The COP was chiefly convened to set up a formal system under which countries make pledges before March 2015 about how they plan to handle climate change, most especially their greenhouse gas emissions cuts. Secondly it supposed is to approve a draft negotiating text for the global climate change agreement that is to be adopted next year at the COP in Paris. It looks like a Paris text will be accepted since it is mostly an un-curated wish list of possible policies. Nothing is excluded, so every country can hope for a nice policy gift just before Christmas next year in Paris.
This afternoon featured a succession of press conferences at which various activist groups and self-styled representatives of civil society got to throw the moral equivalent of temper tantrums. I have now covered nearly ten of these meetings and the endgame always, always, always comes down to a fight over money. The rich countries refuse to pony up as much as the poor countries think they deserve. So perennially disappointed activists are again furious that the rich countries are not making explicit promises to supply billions in funds to help poor countries. Here are some representative comments:
Lidy Nacpil from Jubilee South Asia Pacific: "We demand a finance roadmap—when and how much they [rich countries] will deliver on their financial obligations before 2020."

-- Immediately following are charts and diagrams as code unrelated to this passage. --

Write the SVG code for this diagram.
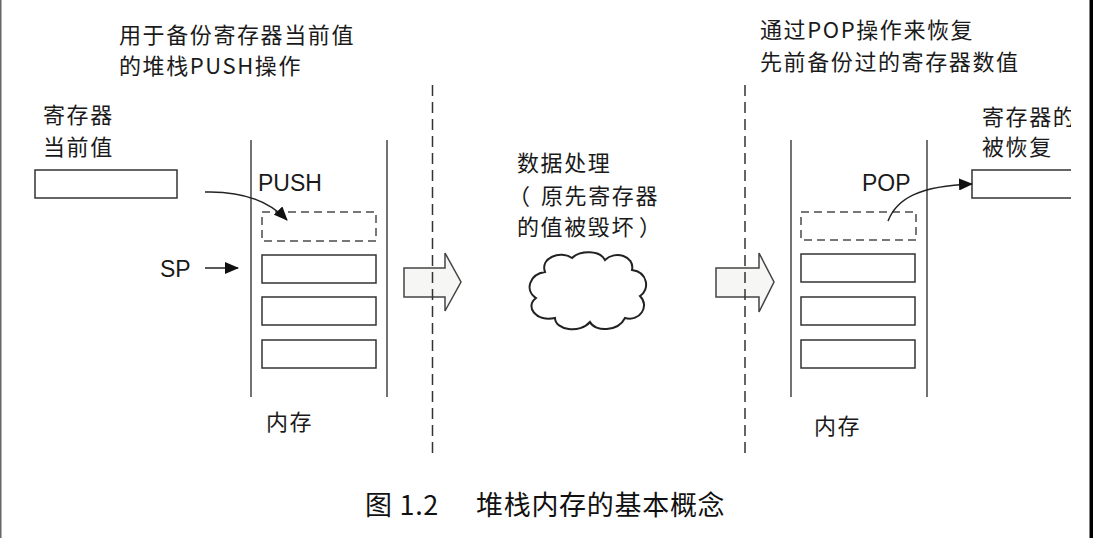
<svg xmlns="http://www.w3.org/2000/svg" width="1094" height="538" viewBox="0 0 1094 538">
<style>
.cjk{font-family:"Noto Sans CJK SC","Noto Sans",sans-serif;font-size:22px;letter-spacing:1.6px;fill:#1a1a1a}
.lat{font-family:"Liberation Sans",Arial,sans-serif;font-size:23px;fill:#1a1a1a}
.cap{font-family:"Noto Sans CJK SC","Noto Sans",sans-serif;font-size:27px;letter-spacing:0.7px;fill:#111}
.col{stroke:#444;stroke-width:1.5;fill:none}
.slot{fill:#fff;stroke:#333;stroke-width:1.5}
.dslot{fill:none;stroke:#777;stroke-width:2;stroke-dasharray:8 5}
.div{stroke:#333;stroke-width:1.5;stroke-dasharray:11 6;fill:none}
.big{fill:#f6f7f5;stroke:#444;stroke-width:1.5;stroke-linejoin:miter}
.con{fill:none;stroke:#222;stroke-width:1.5}
</style>
<defs>
<marker id="ah" markerUnits="userSpaceOnUse" markerWidth="14" markerHeight="12" refX="13" refY="6" orient="auto">
<path d="M0,0 L14,6 L0,12 Z" fill="#111"/>
</marker>
<clipPath id="clipR"><rect x="0" y="0" width="1071" height="538"/></clipPath>
</defs>
<rect width="1094" height="538" fill="#fff"/>
<line x1="0.75" y1="0" x2="0.75" y2="538" stroke="#666" stroke-width="1.5"/>
<rect x="1089.5" y="0" width="3.5" height="538" fill="#000"/>

<g id="label-push-desc">
<text class="cjk" x="119" y="43">用于备份寄存器当前值</text>
<text class="cjk" x="119" y="74">的堆栈PUSH操作</text>
</g>
<g id="register-current">
<text class="cjk" x="43" y="123">寄存器</text>
<text class="cjk" x="43" y="155">当前值</text>
<rect class="slot" x="35" y="170" width="142" height="28"/>
</g>
<g id="memory-left">
<line class="col" x1="251" y1="140" x2="251" y2="397"/>
<line class="col" x1="387" y1="140" x2="387" y2="397"/>
<text class="lat" x="258" y="191">PUSH</text>
<rect class="dslot" x="262" y="212" width="114" height="29"/>
<rect class="slot" x="262" y="255" width="114" height="28"/>
<rect class="slot" x="262" y="297" width="114" height="28"/>
<rect class="slot" x="262" y="340" width="114" height="28"/>
<text class="cjk" x="266" y="430">内存</text>
</g>
<g id="sp-label">
<text class="lat" x="160" y="277">SP</text>
</g>
<g id="arrow-big-1">
<polygon class="big" points="404,268 445,268 445,253 461,282 445,311 445,297 404,297"/>
</g>
<g id="processing">
<text class="cjk" x="517" y="171">数据处理</text>
<text class="cjk" y="204"><tspan x="508">（</tspan><tspan x="541">原先寄存器</tspan></text>
<text class="cjk" x="517" y="235">的值被毁坏<tspan dx="4">）</tspan></text>
<path d="M545,272 C540,258 560,250 572,258 C580,250 600,250 605,260 C615,250 635,256 632,270 C648,272 650,290 640,296 C650,306 640,322 625,318 C618,332 595,332 590,322 C580,334 555,330 555,318 C535,322 525,306 536,298 C524,290 530,274 545,272 Z" fill="#fff" stroke="#222" stroke-width="2"/>
</g>
<g id="arrow-big-2">
<polygon class="big" points="716,268 759,268 759,253 774,282 759,312 759,297 716,297"/>
</g>
<g id="label-pop-desc">
<text class="cjk" x="760" y="38">通过POP操作来恢复</text>
<text class="cjk" x="760" y="70">先前备份过的寄存器数值</text>
</g>
<g id="memory-right">
<line class="col" x1="791" y1="140" x2="791" y2="397"/>
<line class="col" x1="927" y1="140" x2="927" y2="397"/>
<text class="lat" x="862" y="191">POP</text>
<rect class="dslot" x="801" y="212" width="115" height="28"/>
<rect class="slot" x="801" y="254" width="114" height="28"/>
<rect class="slot" x="801" y="297" width="114" height="28"/>
<rect class="slot" x="801" y="340" width="114" height="28"/>
<text class="cjk" x="814" y="434">内存</text>
</g>
<g id="register-restored" clip-path="url(#clipR)">
<text class="cjk" x="982" y="125">寄存器的</text>
<text class="cjk" x="982" y="155">被恢复</text>
<rect class="slot" x="972" y="170" width="130" height="28"/>
</g>
<g id="dividers">
<line class="div" x1="432.5" y1="85" x2="432.5" y2="455"/>
<line class="div" x1="745" y1="85" x2="745" y2="455"/>
</g>
<g id="connectors">
<path class="con" d="M205,268 L238,268" marker-end="url(#ah)"/>
<path class="con" d="M205,192 C240,191 268,200 287,220" marker-end="url(#ah)"/>
<path class="con" d="M888,221 C897,198 920,186 972,184" marker-end="url(#ah)"/>
</g>
<g id="caption">
<text class="cap" x="365" y="515">图 1.2</text>
<text class="cap" x="476" y="515">堆栈内存的基本概念</text>
</g>
</svg>
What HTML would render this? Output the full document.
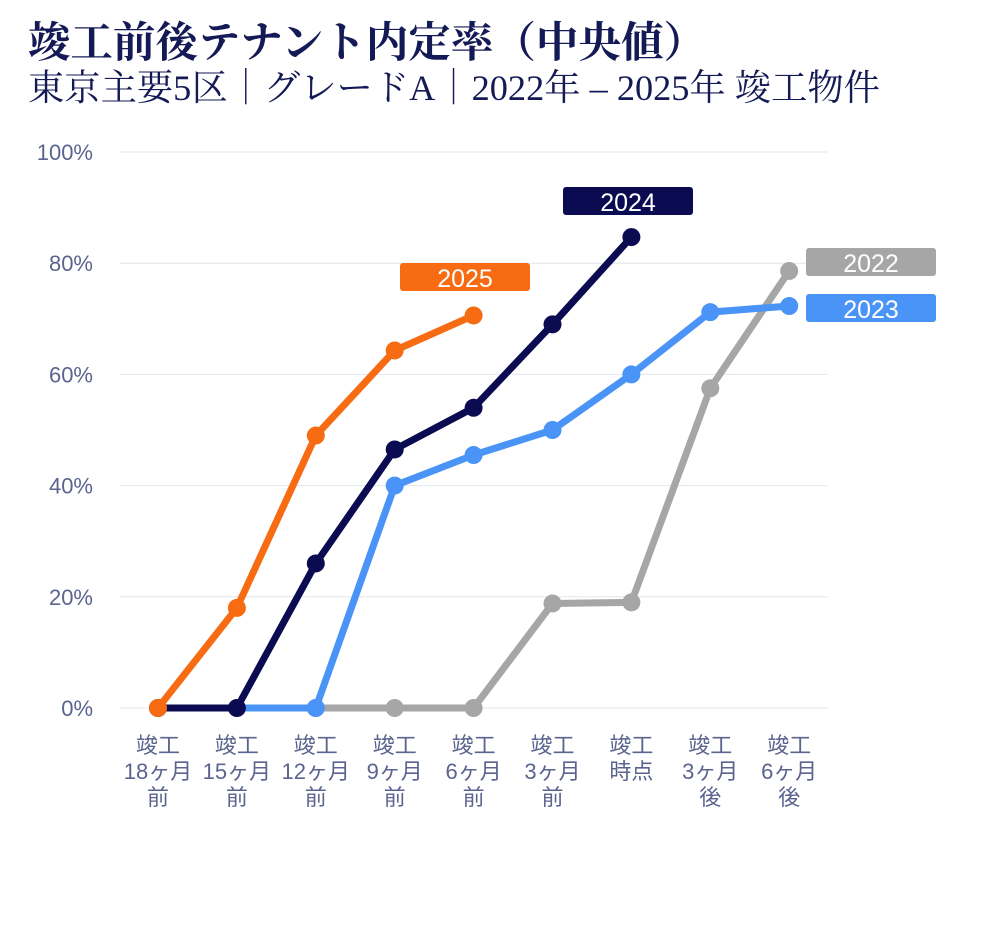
<!DOCTYPE html>
<html><head><meta charset="utf-8"><style>
body{margin:0;background:#fff;width:990px;height:945px;overflow:hidden}
.t{position:absolute;left:28px;font-family:"Liberation Serif","Noto Serif CJK JP","Noto Serif CJK SC",serif;color:#141a55;white-space:nowrap}
</style></head><body>
<div class="t" style="top:9px;font-size:42.5px;font-weight:bold">竣工前後テナント内定率（中央値）</div>
<div class="t" style="top:59px;font-size:36.3px">東京主要5区｜グレードA｜2022年 – 2025年 竣工物件</div>
<svg id="c" width="990" height="945" style="position:absolute;left:0;top:0"></svg>
<script>
const categories=[["竣工","18ヶ月","前"],["竣工","15ヶ月","前"],["竣工","12ヶ月","前"],["竣工","9ヶ月","前"],["竣工","6ヶ月","前"],["竣工","3ヶ月","前"],["竣工","時点"],["竣工","3ヶ月","後"],["竣工","6ヶ月","後"]];
const yTicks=[0,20,40,60,80,100];
const s2022=[null,null,0,0,0,18.8,19,57.5,78.6];
const s2023=[null,0,0,40,45.5,50,60,71.2,72.3];
const s2024=[0,0,26,46.5,54,69,84.7,null,null];
const s2025=[0,18,49,64.3,70.6,null,null,null,null];
const seriesNames=["2022","2023","2024","2025"];
const NS="http://www.w3.org/2000/svg",svg=document.getElementById('c');
const x=i=>158+i*78.9, y=v=>708-v*5.56;
function el(t,a,p){const e=document.createElementNS(NS,t);for(const k in a)e.setAttribute(k,a[k]);(p||svg).appendChild(e);return e;}
const font='"Liberation Sans","Noto Sans CJK JP",sans-serif';
yTicks.forEach(v=>{
 const g=el('line',{x1:120,x2:828,y1:y(v),y2:y(v),stroke:'#e3e6ee','stroke-width':1});
 
 
 const t=el('text',{x:93,y:y(v)+8,'text-anchor':'end','font-size':22,fill:'#5b648f','font-family':font});
 t.textContent=v+'%';
 
 
});
categories.forEach((c,i)=>{
 const t=el('text',{'text-anchor':'middle','font-size':22,fill:'#5b648f','font-family':font});
 
 
 c.forEach((s,j)=>{const ts=el('tspan',{x:x(i),y:753+j*26},t);ts.textContent=s;});
});
const colors={"2022":"#a6a6a6","2023":"#4a93f7","2024":"#0b0b52","2025":"#f76b12"};
const data={"2022":s2022,"2023":s2023,"2024":s2024,"2025":s2025};
seriesNames.forEach(n=>{
 const d=data[n];let p='';
 d.forEach((v,i)=>{if(v!==null)p+=(p?'L':'M')+x(i)+','+y(v);});
 const l=el('path',{d:p,fill:'none',stroke:colors[n],'stroke-width':7,'stroke-linejoin':'round'});
 
 
 d.forEach((v,i)=>{if(v===null)return;
  if(n==='2023'&&i===1)return;
  const ci=el('circle',{cx:x(i),cy:y(v),r:9,fill:colors[n]});
  
  
 });
});
const labels=[["2025",400,263],["2024",563,187],["2022",806,248],["2023",806,294]];
labels.forEach(([n,lx,ly])=>{
 const r=el('rect',{x:lx,y:ly,width:130,height:28,rx:3,fill:colors[n]});
 
 
 const t=el('text',{x:lx+65,y:ly+24,'text-anchor':'middle','font-size':25,fill:'#fff','font-family':font});
 t.textContent=n;
 
 
});
</script>
</body></html>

Jagoda Munic, Chairperson Friends of the Earth International: "The inaction of wealthy nations at the UN climate negotiations is outrageous. It flies in the face of the most vulnerable countries and communities suffering from the climate crisis. This is climate injustice."
Samantha Smith from the WWF's Global Climate and Energy Initiative: "We are not seeing the political will, the money, and the urgency that the climate crisis all around us demands."
John Foran from the International Institute of Climate Action and Theory at the University of California, Santa Barbara: "The problem is that the neoliberal capitalist economy is at war with the planet and its people."
Michael Dorsey from the Joint Center for Political and Economic Studies and Sierra Club board member: "We are on a course for low ambition; we are on a course for a Paris agreement with no binding commitments."
Pascoe Sabado from Corporate Europe Observatory: "We have to accept that climate change is not about the climate; it is about the economy. Climate change is about system change."
A leaked memo from the so-called like-minded development group of countries – basically some 40 of the world's poorest countries—suggests that they may not agree with the proposals being put forth here and so COP-20 could end with no decisions on how to proceed to the negotiations in Paris. This kind of threat surfaces at every COP, so it's doubtful that they will carry through with it, but we'll see.